The cost of goods and services has gone up over the years, and West Virginians are struggling to save for retirement. One way to make it easier for West Virginians’ nest eggs to grow is to enable 401(k) sponsors to offer more investment options that come with higher returns, even after fees are accounted for.
The first step in ensuring that private-sector employees save for retirement is to encourage the use of tax-advantaged 401(k) plans. A report by Goldman Sachs “finds that the total cost of retirement has been rising at a rate of 4% per year over the last quarter century, far faster than the rate of inflation.” However, “contributing to a sponsored 401(k) could boost savings by 29% by the time a worker hits 65.” Employees who elect to put a fraction of their salary or wages into a traditional 401(k) will see their money grow without having to pay taxes on capital gains or dividends and will only pay income tax when they withdraw money from the plan after the age of 59 ½.
Once an employee has a 401(k) plan, they want to maximize their savings to prepare for retirement. One way to accomplish this is to add private market investments, such as private equity and real estate, as available investment options for a 401(k) plan. These investments may be added to a target-date fund that adjusts its investment asset allocation as the employee approaches retirement age. This adds diversification, higher returns, and predictable income to an employee’s retirement plan.
Private market investments are not a new concept. Public pension funds and wealthy investors have benefited from investing in private markets for decades, while employees in sectors like food services, construction, sales, management, and transportation have been left by the wayside. Workers in the private sector should have access to the same investment opportunities as their public sector counterparts.

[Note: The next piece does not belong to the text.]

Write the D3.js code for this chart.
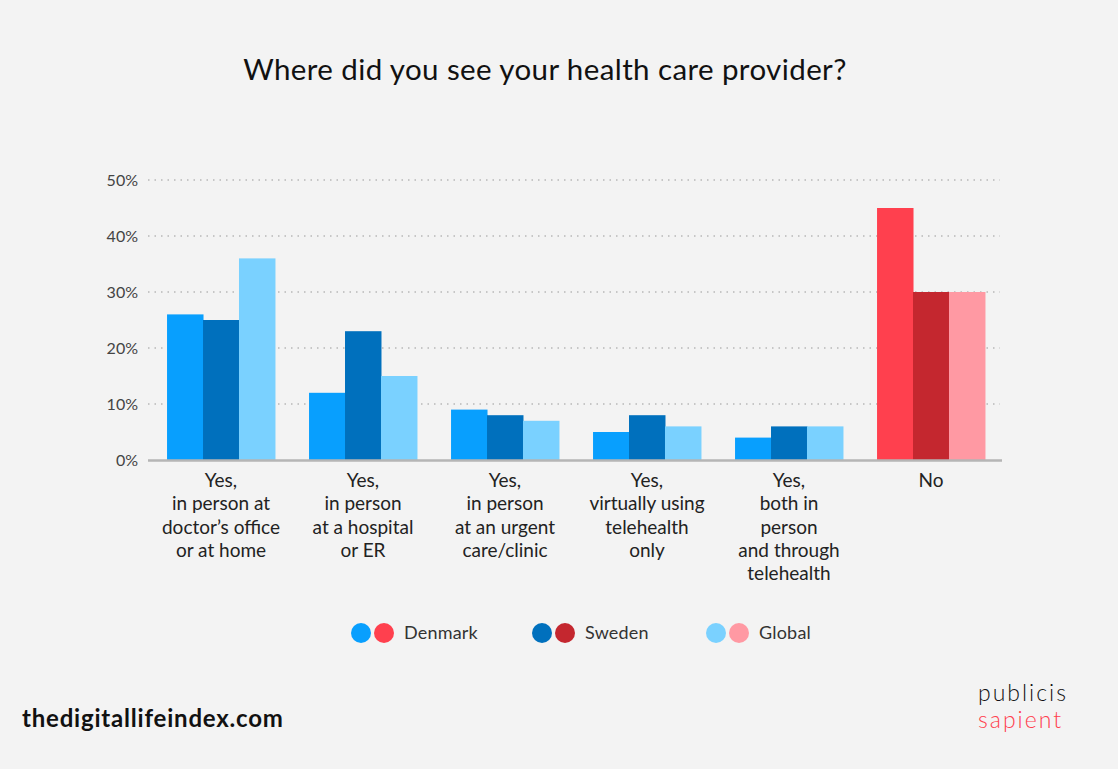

The West Virginia Investment Management Board (WVIMB) is continuing to increase its investment in private markets. In fact, it was recently reported that the WVIMB allocated nearly 25 percent of its assets to private markets. Additionally, in 2021, private equity alone saw a 10-year annualized return of 19.7 percent in West Virginia’s public pension funds. If public pensions continue to invest and benefit from private markets, so should any private citizen with a 401(k) plan.
Private sector employers are not prohibited from offering private market investments in 401(k)s, but the threat of frivolous litigation has prevented many employers from expanding investment options for their employees. Frivolous lawsuits, including fiduciary litigation, cost West Virginia households over $2,000 per year here in West Virginia, a substantial number.

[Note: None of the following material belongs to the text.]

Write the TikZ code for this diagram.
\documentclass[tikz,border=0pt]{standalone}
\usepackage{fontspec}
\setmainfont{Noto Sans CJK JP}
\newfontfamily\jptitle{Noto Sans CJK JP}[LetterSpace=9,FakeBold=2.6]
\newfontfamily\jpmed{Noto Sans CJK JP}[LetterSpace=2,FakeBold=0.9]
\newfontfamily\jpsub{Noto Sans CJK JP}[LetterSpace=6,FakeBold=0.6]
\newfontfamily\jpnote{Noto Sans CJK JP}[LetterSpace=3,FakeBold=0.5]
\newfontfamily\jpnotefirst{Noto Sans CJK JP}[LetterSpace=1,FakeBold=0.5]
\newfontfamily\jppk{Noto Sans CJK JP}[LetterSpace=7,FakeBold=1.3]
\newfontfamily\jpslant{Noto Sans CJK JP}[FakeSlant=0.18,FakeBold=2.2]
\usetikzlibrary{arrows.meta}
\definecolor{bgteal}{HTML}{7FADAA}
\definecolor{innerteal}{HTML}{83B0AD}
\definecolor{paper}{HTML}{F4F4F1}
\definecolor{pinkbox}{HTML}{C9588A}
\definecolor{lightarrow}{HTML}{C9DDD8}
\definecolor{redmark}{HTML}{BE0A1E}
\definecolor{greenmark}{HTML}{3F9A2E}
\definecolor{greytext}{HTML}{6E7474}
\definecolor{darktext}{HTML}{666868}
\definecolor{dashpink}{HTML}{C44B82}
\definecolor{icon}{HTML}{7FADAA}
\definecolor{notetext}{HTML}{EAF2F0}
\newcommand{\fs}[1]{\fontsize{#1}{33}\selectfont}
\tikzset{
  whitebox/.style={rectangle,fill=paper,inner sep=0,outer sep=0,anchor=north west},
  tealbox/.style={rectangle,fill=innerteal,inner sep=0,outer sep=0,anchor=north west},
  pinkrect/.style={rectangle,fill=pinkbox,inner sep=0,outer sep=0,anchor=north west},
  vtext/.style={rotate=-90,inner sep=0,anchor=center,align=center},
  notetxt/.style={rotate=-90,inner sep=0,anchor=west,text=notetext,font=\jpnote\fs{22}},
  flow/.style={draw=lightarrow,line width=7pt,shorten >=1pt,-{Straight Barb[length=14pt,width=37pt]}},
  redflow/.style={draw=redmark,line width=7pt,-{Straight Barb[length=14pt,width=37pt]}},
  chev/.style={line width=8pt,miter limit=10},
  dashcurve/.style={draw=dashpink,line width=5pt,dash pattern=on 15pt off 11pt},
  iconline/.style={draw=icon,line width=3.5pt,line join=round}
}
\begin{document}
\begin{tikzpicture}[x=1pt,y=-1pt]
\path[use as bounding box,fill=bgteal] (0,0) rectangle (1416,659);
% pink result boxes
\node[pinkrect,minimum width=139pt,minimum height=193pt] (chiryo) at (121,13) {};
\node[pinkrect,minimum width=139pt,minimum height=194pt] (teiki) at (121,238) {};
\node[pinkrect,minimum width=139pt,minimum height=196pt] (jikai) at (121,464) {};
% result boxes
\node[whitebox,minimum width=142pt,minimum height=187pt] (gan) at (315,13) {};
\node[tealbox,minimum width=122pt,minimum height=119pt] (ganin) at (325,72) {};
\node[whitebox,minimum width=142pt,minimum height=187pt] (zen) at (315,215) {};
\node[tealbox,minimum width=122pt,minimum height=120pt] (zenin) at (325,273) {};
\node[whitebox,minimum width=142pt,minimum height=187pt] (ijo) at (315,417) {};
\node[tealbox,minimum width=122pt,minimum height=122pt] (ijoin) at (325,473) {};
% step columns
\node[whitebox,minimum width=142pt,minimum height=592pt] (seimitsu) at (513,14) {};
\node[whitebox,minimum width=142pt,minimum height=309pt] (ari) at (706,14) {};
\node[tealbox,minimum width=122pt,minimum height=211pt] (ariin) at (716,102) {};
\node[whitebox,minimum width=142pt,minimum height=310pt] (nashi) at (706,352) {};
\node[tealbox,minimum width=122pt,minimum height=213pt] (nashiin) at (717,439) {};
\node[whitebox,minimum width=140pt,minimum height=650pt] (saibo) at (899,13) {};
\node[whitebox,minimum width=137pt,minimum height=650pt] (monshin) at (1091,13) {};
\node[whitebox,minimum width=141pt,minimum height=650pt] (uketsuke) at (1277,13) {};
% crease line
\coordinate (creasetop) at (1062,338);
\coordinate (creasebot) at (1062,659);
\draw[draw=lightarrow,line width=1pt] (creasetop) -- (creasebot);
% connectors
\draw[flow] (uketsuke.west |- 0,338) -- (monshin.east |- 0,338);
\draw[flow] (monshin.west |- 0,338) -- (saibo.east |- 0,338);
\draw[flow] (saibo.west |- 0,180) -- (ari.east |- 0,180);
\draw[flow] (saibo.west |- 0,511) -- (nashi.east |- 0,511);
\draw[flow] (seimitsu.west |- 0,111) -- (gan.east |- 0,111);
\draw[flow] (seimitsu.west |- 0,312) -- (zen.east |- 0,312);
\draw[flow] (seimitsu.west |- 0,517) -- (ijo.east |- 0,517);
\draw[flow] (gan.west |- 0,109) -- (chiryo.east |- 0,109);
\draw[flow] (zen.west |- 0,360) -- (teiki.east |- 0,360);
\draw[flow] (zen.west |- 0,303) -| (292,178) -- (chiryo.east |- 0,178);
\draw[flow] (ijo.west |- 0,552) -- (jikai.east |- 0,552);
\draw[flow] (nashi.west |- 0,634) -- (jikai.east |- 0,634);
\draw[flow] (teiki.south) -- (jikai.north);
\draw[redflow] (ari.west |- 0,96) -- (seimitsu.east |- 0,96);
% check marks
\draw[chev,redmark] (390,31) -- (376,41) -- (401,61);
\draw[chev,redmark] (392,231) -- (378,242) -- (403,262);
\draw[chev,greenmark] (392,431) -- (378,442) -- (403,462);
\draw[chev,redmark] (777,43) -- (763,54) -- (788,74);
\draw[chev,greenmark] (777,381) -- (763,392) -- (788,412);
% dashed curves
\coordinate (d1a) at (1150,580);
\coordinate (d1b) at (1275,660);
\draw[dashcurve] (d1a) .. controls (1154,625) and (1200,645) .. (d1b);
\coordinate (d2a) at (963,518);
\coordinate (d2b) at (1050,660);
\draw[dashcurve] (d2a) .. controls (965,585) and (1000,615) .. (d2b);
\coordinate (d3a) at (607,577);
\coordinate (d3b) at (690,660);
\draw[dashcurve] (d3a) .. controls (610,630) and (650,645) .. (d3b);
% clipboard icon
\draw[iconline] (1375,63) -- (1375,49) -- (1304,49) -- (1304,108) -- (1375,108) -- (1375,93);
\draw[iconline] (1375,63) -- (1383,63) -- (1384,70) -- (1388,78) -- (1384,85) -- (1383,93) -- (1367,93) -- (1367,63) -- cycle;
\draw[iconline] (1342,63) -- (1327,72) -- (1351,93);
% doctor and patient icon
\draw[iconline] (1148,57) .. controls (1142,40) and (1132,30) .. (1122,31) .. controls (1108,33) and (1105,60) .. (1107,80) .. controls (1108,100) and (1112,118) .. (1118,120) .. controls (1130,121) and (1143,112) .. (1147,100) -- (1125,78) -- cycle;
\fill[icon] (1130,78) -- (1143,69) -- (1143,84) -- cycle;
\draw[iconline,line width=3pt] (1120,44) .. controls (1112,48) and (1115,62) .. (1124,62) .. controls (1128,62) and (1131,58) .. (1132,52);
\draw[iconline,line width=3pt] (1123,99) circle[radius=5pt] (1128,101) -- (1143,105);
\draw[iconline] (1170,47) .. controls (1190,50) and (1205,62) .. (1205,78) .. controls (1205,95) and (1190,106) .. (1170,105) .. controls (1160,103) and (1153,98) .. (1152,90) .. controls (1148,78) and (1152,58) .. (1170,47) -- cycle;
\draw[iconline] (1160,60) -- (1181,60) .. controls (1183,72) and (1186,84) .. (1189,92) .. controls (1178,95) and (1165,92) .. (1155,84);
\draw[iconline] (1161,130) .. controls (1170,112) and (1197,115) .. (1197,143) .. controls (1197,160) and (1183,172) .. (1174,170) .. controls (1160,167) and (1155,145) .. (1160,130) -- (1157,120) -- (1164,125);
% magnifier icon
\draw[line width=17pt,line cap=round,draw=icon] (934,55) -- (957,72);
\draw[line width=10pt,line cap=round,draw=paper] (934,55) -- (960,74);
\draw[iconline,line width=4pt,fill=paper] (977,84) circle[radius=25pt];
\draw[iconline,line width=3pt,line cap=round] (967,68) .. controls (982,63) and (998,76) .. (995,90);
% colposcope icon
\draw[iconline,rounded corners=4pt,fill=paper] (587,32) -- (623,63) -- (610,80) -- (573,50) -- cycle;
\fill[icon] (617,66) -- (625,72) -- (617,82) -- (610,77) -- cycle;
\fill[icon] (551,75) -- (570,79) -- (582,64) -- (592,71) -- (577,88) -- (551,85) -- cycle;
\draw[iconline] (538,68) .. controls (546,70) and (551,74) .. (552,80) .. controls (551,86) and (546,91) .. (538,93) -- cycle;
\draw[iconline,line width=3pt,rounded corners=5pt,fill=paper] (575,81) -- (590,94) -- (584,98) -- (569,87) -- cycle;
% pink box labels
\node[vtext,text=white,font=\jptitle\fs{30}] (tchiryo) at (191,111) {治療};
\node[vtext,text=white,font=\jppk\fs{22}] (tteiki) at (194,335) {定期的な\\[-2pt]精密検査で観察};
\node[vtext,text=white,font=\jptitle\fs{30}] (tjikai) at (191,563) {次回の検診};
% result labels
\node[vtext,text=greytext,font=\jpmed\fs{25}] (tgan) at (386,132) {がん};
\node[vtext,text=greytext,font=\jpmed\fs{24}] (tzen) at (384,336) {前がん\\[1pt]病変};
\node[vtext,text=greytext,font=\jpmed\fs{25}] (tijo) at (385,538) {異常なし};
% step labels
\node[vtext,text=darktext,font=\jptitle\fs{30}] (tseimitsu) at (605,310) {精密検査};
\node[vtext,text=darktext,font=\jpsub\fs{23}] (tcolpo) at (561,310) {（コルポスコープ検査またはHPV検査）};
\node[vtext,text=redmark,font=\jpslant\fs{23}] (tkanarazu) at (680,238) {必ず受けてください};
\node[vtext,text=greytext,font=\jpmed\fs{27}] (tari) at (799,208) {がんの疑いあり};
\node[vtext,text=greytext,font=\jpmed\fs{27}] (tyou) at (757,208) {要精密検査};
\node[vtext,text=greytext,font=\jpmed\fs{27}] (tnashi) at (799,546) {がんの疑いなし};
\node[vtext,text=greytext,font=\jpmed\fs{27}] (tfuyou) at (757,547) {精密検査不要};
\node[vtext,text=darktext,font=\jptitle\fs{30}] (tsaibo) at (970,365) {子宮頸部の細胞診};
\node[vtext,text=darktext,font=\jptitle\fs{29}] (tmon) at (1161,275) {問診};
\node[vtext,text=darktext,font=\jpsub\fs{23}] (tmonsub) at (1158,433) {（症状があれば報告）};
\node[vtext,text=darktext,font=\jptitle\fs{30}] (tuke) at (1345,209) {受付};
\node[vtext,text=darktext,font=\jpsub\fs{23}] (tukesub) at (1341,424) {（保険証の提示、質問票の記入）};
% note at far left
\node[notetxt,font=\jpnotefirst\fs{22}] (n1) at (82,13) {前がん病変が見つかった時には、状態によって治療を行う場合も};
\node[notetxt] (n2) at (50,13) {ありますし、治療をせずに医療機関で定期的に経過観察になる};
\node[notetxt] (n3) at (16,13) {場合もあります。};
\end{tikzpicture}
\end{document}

To stop these abusive actions, the U.S. Department of Labor (DOL) plans to issue a proposed rulemaking that will provide a safe harbor for private sector employers, including the steps and disclosures necessary to conduct proper due diligence when incorporating private market investments into 401(k) plans. This will provide the regulatory certainty employers need to expand investment options for their employees and curb frivolous lawsuits.
A nonpartisan research organization drafted a sample rulemaking that provides safeguards that ensure these investments are transparent and provide accurate valuations. The Committee on Capital Markets Regulation states that their draft “would require a 401(k) fiduciary to independently determine that adequate measures have been implemented to ensure that private equity assets will be fair valued according to standard accounting principles or by reference to third-party transactions.” A rulemaking will provide the safety and stability needed for employers to comfortably incorporate these investments into their retirement plans — if they so choose.
There are simple regulatory solutions that will make a seismic difference for West Virginians trying to save for retirement. Employers across the state should be able to offer any type of retirement plan they would like to their employees. Now is the perfect time for the DOL to act and unleash investment access across the Mountain State.
Jarred Cannon is a member of the West Virginia House of Delegates and chairman of the House Subcommittee on Investments.